--- begin ---

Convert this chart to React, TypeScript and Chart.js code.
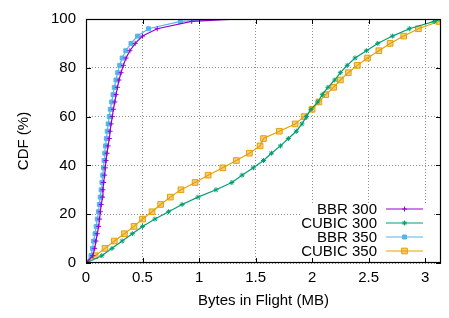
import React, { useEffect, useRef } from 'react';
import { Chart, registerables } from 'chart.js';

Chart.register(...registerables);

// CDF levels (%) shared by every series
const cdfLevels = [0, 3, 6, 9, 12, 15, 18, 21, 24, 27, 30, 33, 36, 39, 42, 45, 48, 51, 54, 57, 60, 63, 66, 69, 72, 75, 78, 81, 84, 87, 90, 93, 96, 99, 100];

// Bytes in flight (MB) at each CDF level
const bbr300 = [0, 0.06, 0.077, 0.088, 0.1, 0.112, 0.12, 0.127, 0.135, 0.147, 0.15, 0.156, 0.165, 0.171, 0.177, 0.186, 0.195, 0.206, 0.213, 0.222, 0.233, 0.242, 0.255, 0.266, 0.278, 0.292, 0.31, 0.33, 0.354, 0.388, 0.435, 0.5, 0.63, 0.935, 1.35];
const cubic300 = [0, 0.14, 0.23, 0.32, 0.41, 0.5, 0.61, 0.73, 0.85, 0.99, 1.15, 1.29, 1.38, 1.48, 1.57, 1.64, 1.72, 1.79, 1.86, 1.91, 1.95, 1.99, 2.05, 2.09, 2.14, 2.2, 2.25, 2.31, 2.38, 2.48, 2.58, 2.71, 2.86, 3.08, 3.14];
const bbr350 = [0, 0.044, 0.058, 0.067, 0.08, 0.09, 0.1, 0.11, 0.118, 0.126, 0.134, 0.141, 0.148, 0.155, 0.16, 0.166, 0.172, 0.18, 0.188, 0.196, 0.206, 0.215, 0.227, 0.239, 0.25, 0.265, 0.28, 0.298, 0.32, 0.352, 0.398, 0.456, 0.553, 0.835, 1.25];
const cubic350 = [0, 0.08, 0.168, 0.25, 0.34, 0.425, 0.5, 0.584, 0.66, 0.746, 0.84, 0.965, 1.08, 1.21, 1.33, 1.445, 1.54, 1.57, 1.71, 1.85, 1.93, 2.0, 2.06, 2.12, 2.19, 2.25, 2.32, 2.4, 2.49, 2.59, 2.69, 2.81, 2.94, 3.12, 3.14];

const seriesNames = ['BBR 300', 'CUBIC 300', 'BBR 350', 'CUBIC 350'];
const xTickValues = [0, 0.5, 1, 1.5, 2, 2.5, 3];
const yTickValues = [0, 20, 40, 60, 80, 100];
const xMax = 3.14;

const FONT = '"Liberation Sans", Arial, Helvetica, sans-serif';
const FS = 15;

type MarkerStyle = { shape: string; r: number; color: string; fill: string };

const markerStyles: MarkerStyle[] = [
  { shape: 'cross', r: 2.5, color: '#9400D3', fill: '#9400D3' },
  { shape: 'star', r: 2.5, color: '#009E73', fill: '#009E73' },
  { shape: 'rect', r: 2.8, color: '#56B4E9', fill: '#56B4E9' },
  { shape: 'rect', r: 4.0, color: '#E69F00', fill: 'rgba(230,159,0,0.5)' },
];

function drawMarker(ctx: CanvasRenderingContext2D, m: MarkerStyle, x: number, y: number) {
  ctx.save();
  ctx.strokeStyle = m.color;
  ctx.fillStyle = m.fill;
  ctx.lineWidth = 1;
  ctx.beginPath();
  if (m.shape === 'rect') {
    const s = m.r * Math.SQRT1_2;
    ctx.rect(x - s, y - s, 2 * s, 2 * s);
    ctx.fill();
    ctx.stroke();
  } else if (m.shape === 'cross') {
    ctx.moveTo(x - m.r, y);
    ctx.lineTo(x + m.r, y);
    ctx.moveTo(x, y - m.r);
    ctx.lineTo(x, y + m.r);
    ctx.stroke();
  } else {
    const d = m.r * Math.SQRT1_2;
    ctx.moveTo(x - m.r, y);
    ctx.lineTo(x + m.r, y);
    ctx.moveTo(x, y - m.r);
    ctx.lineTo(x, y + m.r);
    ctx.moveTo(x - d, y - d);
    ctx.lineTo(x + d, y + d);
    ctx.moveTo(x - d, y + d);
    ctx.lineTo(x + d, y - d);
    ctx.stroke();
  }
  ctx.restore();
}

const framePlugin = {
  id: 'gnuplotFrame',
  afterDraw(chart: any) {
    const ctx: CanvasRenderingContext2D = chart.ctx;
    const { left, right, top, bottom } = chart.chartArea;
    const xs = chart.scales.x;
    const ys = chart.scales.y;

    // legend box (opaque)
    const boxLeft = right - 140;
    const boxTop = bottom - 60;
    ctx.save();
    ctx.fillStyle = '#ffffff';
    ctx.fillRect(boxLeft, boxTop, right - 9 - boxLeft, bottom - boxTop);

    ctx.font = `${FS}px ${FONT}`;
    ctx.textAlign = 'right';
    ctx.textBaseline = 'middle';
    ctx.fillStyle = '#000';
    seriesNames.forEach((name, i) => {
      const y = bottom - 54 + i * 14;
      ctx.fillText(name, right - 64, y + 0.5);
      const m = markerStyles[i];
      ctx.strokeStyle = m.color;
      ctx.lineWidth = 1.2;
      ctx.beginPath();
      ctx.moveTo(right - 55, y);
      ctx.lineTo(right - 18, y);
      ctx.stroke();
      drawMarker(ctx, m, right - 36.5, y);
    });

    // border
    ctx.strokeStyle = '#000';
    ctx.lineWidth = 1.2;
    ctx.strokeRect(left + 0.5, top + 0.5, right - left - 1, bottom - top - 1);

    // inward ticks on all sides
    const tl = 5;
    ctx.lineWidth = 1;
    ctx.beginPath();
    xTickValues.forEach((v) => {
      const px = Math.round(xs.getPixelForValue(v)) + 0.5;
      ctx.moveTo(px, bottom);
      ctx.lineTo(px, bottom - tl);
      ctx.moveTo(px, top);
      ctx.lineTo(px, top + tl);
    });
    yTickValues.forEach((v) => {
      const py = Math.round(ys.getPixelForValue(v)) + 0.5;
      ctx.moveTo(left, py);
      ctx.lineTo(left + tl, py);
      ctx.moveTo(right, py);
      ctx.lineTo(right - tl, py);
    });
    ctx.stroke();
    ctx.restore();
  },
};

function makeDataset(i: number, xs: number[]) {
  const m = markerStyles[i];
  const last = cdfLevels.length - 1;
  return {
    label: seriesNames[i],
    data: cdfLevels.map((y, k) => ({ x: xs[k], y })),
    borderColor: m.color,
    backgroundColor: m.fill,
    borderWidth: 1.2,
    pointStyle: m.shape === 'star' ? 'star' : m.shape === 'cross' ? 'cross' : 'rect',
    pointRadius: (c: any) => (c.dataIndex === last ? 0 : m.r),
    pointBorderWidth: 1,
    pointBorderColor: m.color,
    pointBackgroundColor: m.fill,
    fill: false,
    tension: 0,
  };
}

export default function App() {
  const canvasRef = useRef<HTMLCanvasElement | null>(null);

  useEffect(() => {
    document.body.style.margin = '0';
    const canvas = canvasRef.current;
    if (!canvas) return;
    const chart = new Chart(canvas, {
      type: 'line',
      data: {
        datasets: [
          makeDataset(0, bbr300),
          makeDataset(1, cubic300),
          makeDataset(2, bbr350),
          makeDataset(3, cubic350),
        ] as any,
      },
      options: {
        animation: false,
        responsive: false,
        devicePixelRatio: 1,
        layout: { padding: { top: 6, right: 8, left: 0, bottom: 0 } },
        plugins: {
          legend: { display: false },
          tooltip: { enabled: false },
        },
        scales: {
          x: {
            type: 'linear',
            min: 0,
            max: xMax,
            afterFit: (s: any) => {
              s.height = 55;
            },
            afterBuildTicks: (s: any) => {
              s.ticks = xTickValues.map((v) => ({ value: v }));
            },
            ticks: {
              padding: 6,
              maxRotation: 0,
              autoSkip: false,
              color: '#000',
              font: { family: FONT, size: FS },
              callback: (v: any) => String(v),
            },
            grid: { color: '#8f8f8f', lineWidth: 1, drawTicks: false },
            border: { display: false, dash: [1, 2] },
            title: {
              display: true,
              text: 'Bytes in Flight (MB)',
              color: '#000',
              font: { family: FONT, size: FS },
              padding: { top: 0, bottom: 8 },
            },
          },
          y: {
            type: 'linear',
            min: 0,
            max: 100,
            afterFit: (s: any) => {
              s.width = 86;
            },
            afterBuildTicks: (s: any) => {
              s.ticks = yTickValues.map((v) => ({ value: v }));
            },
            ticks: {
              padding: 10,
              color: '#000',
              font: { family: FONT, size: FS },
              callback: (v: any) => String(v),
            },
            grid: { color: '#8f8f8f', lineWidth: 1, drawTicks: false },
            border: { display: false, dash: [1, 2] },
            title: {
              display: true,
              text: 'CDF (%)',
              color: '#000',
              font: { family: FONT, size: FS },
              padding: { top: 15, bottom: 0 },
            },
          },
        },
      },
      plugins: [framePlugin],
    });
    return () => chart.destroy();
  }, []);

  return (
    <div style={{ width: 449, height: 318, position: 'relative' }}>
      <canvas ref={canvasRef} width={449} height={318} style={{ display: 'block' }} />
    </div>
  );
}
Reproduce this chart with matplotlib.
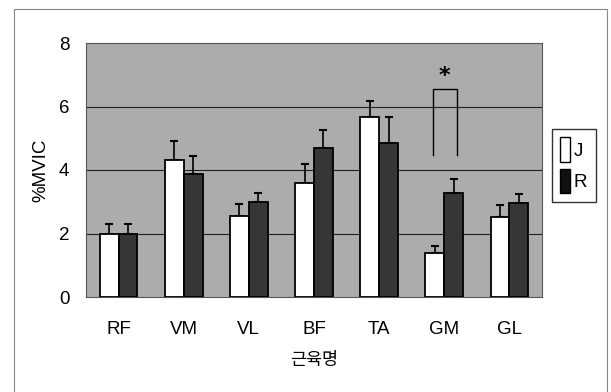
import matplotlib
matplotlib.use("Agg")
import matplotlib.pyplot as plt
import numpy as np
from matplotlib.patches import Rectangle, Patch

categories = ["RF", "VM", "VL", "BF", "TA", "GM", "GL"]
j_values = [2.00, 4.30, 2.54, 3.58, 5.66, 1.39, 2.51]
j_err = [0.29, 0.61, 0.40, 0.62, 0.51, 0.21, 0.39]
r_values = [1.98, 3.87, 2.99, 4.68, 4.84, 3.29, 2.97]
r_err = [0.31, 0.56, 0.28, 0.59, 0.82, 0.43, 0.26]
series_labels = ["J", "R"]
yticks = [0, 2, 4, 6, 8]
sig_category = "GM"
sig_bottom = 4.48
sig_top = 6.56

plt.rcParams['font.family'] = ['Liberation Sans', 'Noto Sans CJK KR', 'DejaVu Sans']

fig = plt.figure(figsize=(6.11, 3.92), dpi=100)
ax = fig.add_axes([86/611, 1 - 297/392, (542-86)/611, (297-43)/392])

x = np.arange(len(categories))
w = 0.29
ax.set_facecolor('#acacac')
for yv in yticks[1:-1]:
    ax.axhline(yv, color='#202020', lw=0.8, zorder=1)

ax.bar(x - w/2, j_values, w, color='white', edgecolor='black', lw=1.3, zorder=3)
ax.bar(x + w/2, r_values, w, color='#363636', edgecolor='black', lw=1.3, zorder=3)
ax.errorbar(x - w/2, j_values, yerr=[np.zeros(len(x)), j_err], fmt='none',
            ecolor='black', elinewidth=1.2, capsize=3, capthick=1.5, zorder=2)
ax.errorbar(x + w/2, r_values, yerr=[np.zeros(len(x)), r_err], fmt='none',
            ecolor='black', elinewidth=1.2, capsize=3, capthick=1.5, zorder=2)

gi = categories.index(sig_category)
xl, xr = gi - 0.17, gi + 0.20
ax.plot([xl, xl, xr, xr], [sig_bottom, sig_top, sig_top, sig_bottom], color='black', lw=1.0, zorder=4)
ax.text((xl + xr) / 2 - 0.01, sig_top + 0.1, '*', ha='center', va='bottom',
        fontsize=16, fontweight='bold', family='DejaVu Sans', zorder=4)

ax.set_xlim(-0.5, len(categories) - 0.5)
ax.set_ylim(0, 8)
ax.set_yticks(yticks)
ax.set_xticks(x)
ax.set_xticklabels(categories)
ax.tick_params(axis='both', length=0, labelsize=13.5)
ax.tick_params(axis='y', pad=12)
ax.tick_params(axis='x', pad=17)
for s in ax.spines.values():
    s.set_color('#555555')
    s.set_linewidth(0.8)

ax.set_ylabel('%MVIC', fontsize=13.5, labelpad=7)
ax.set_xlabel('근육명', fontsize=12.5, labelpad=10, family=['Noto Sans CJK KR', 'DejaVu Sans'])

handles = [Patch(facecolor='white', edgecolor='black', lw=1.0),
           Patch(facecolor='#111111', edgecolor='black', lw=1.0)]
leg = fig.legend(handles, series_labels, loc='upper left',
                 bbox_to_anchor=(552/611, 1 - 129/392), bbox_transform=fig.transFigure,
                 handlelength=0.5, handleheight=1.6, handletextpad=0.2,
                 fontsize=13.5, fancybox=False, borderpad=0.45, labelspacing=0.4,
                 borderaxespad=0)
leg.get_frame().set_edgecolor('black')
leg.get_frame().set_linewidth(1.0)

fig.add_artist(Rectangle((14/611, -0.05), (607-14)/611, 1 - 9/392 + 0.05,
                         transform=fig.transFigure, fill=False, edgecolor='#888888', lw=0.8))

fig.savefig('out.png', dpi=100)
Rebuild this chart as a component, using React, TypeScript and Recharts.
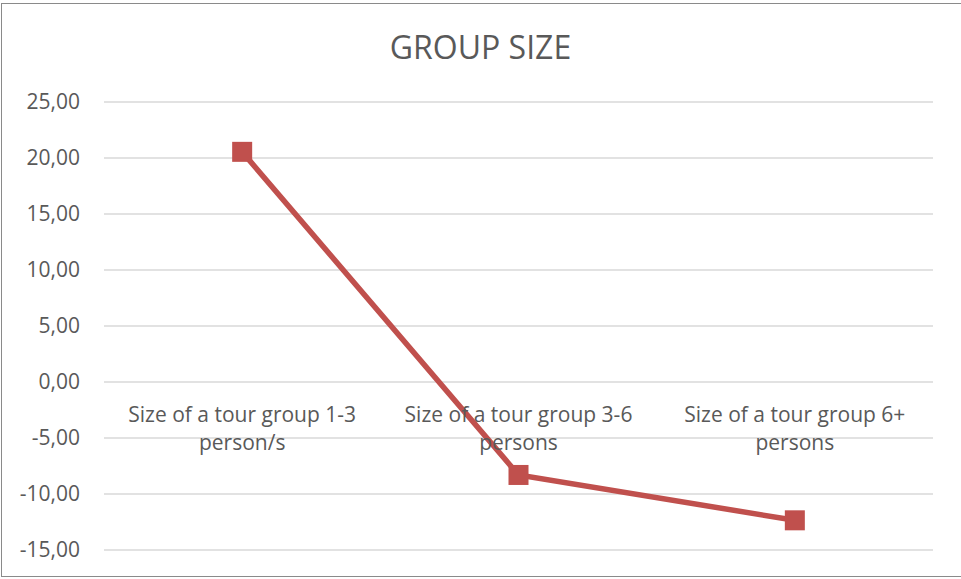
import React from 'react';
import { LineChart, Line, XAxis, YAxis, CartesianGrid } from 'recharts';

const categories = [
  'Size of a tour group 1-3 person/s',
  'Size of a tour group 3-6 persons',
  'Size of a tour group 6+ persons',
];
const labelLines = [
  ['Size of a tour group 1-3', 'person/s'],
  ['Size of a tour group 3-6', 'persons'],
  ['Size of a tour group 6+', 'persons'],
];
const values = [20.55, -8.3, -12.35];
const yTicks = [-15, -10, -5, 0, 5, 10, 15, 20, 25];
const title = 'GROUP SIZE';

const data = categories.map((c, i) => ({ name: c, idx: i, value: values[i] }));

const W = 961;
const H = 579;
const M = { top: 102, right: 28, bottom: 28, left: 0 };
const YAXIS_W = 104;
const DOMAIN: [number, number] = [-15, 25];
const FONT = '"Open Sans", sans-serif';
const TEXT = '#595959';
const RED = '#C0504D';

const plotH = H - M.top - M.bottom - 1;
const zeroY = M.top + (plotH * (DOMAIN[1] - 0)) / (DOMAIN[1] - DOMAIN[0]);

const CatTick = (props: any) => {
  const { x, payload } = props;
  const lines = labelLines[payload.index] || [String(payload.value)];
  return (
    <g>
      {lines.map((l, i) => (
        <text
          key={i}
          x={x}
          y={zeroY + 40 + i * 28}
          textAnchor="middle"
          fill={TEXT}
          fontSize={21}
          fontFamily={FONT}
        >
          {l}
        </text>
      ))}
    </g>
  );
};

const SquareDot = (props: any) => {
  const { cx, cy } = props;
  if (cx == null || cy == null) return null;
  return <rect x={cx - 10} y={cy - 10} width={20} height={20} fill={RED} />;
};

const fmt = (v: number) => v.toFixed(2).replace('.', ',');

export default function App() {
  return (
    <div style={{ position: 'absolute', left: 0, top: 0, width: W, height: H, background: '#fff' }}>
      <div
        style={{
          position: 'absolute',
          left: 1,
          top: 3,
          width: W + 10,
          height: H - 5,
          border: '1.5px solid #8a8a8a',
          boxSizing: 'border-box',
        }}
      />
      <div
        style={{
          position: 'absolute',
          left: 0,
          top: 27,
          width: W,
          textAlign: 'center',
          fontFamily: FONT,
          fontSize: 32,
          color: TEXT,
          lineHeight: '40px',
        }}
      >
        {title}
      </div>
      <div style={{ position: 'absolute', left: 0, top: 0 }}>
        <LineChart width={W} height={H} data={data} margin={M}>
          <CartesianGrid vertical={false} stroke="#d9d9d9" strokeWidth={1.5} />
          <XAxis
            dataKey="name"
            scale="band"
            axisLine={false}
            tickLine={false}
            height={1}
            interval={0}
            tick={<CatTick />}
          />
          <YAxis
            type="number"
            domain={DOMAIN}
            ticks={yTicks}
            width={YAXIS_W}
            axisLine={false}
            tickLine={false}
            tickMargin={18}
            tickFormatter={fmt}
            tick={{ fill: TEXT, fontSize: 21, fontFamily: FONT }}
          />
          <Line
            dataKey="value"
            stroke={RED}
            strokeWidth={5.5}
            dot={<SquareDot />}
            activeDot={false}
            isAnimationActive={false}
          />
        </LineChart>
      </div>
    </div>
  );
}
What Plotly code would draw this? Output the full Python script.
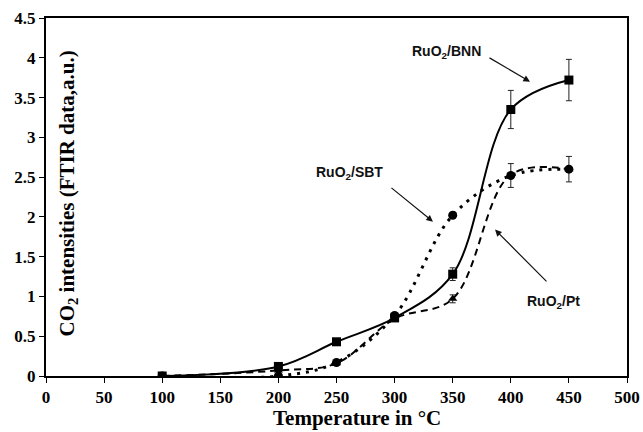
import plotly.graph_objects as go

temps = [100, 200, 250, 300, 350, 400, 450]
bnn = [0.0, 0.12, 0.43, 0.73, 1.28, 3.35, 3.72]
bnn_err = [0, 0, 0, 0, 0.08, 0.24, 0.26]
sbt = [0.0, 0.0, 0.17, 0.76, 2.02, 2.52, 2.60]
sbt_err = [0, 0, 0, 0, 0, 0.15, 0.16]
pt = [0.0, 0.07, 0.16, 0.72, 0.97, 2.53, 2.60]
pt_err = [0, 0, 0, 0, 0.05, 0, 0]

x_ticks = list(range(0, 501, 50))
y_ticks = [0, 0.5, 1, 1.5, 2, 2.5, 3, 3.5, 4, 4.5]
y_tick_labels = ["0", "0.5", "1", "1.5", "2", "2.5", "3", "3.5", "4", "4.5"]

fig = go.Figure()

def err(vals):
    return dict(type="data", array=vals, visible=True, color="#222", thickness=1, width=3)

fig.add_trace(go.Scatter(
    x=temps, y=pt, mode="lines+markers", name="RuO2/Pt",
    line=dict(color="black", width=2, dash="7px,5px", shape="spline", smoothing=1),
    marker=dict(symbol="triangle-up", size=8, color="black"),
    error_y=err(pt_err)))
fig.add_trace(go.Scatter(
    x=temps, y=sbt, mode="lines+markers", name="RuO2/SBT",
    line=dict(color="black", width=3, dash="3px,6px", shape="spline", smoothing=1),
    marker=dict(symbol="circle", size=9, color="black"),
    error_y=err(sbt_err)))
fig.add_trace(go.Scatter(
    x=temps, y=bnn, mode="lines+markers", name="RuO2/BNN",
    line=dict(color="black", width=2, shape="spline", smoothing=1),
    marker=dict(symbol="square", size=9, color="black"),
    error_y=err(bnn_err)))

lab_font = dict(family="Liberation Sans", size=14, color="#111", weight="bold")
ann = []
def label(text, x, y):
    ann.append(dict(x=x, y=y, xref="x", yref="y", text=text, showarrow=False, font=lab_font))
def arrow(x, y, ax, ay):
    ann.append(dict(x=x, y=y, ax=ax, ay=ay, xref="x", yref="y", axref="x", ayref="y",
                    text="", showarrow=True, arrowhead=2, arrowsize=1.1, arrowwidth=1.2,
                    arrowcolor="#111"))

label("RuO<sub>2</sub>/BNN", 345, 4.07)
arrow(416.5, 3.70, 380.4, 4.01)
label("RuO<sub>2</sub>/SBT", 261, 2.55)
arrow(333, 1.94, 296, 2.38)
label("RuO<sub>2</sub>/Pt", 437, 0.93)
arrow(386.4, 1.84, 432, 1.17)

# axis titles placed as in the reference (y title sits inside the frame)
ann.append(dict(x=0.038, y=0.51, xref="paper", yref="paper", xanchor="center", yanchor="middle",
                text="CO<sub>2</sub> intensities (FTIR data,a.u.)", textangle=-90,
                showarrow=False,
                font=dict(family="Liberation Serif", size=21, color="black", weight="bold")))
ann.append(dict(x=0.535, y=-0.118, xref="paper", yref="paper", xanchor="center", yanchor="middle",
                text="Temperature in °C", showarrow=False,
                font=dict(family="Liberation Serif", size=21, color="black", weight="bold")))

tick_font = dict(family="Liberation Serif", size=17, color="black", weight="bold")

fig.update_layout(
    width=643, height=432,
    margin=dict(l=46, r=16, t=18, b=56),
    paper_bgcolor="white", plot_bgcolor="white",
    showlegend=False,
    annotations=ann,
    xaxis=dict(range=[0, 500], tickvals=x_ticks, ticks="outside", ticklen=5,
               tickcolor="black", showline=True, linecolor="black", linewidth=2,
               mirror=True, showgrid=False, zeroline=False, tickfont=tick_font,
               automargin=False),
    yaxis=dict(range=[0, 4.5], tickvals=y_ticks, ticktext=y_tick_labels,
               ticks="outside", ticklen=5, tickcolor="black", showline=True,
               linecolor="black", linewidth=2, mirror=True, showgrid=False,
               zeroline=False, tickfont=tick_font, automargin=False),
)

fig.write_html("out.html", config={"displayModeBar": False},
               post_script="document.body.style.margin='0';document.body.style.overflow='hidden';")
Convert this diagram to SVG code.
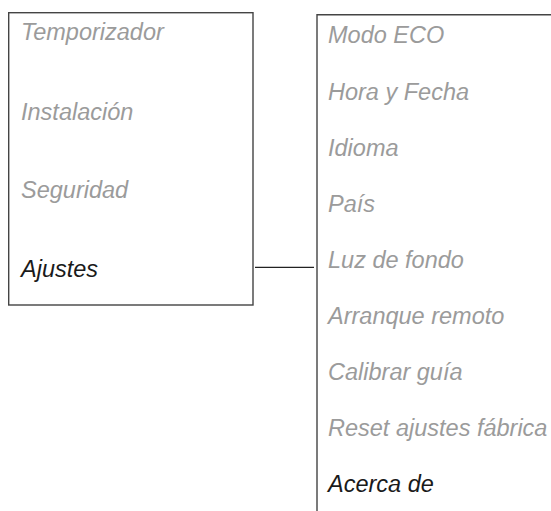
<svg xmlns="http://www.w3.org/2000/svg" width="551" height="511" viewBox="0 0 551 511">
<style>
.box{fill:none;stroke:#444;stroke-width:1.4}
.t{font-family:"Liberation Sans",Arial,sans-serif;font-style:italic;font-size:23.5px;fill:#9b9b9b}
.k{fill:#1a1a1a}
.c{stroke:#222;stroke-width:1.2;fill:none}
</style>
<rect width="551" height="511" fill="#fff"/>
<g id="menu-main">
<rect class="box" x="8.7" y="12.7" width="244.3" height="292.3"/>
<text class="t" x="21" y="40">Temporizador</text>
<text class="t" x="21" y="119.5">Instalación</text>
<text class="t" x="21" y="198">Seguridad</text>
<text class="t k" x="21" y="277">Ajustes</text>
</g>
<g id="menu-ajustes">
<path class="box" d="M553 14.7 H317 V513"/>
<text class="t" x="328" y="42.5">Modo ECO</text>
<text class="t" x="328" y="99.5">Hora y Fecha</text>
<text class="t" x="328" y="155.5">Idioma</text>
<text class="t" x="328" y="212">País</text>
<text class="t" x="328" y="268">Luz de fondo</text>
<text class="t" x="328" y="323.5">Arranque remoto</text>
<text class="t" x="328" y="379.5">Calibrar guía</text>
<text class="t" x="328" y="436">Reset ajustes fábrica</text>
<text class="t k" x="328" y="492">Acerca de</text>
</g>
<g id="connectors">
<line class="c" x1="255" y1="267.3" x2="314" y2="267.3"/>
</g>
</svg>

--- end ---

Repeat exactly the stretch of lines that opens with the line containing "Reproduce this chart with matplotlib." and closes with the line containing "from matplotlib.patches import". Leave the pictures out, and add nothing.

Reproduce this chart with matplotlib.
import matplotlib
matplotlib.use("Agg")
import matplotlib.pyplot as plt
import numpy as np
from matplotlib.patches import Rectangle, Patch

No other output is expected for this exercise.